§ **Required work**: For the material that follows, list every line containing the word "this".

§ **Listed records**:

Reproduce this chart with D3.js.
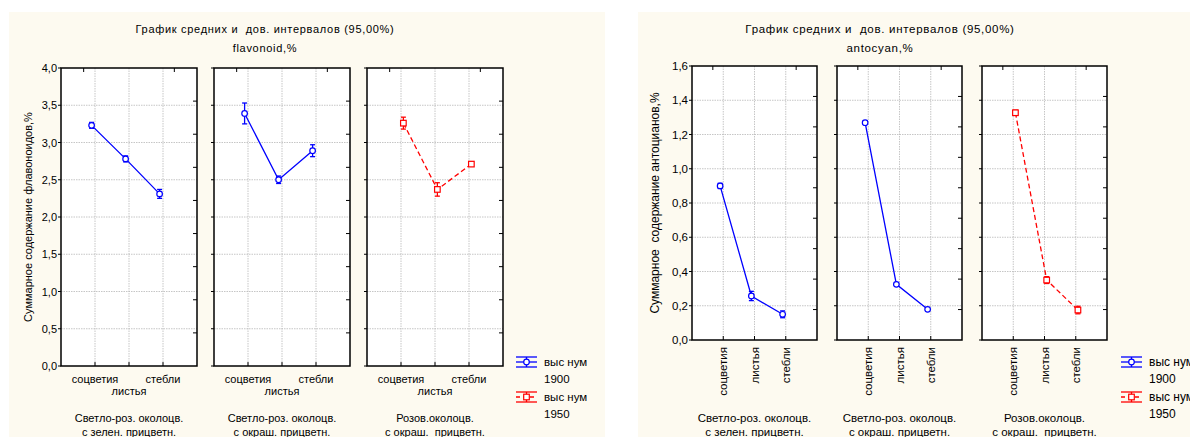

--

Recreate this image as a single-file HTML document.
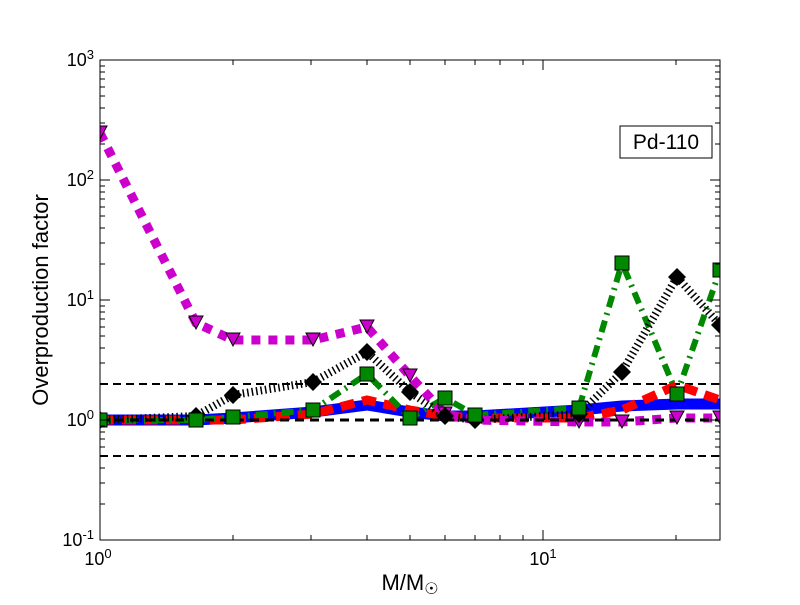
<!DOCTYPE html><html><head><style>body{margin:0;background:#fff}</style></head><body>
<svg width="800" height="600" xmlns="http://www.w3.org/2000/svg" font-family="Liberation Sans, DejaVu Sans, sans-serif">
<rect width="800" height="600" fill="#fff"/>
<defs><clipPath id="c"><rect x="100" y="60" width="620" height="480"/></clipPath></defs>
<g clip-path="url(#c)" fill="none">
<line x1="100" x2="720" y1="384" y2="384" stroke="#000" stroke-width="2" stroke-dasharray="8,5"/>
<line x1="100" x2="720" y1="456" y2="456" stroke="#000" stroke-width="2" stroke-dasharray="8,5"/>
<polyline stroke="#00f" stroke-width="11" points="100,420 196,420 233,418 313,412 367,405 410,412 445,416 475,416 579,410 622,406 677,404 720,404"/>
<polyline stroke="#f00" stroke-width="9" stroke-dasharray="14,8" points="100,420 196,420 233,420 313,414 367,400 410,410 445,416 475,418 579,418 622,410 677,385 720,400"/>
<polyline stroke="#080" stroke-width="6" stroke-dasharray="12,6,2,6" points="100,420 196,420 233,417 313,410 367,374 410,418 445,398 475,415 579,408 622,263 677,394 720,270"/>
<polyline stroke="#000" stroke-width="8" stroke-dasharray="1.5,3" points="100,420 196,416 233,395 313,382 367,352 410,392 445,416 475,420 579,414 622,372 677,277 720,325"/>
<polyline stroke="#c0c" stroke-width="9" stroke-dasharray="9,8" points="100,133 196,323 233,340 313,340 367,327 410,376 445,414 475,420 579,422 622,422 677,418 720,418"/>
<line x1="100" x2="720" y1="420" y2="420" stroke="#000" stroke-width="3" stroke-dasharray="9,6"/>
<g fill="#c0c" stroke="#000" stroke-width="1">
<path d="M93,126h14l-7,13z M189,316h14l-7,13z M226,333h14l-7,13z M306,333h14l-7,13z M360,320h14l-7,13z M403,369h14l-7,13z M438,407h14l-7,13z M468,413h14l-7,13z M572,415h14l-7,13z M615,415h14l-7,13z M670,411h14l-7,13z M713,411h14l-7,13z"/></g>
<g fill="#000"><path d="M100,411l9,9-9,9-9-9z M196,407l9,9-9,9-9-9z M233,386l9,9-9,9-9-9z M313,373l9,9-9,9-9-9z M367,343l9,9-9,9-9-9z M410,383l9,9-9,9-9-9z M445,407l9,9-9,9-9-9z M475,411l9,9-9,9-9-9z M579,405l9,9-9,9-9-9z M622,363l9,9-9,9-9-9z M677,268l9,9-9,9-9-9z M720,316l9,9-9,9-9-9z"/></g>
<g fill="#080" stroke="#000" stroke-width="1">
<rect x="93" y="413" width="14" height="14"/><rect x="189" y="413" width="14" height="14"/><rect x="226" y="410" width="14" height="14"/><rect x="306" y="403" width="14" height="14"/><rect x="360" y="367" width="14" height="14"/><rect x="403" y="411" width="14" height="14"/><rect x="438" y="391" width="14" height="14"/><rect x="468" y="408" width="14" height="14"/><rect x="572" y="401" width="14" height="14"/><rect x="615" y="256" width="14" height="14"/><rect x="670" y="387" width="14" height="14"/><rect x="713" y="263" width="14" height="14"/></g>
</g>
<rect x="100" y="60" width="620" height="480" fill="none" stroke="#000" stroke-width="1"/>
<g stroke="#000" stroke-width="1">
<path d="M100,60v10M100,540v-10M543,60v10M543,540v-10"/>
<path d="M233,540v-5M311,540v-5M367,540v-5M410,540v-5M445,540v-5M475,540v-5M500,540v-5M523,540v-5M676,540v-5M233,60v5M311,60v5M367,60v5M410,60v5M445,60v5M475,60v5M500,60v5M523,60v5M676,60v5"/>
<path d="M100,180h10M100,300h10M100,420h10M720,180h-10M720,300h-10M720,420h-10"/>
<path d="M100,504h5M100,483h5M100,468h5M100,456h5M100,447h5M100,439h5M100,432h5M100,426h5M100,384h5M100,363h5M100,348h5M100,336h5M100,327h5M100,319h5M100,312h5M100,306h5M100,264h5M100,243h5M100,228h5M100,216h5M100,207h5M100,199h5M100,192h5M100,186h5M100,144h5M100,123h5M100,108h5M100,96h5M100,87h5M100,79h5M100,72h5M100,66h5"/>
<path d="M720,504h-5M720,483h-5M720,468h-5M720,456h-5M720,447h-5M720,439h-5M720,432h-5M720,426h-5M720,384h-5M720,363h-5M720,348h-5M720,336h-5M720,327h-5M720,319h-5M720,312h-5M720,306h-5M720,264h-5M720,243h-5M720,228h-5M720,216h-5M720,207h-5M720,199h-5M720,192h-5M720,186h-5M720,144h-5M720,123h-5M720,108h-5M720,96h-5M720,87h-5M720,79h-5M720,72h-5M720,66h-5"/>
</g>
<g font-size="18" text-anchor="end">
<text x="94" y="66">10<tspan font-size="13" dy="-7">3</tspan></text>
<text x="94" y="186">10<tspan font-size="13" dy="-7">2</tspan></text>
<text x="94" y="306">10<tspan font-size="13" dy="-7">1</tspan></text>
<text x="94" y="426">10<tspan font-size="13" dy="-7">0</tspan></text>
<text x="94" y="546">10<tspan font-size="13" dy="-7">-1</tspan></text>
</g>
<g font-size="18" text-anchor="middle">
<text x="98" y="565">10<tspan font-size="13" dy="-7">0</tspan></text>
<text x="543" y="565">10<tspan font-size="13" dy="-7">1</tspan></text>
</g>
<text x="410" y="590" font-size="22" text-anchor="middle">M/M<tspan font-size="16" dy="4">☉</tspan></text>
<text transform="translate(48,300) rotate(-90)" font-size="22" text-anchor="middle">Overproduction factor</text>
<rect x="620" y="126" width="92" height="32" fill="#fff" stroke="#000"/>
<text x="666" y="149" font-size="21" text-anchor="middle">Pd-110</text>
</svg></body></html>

§ **Written reply**:
Reproduce this chart with D3.js.
Recreate this image as a single-file HTML document.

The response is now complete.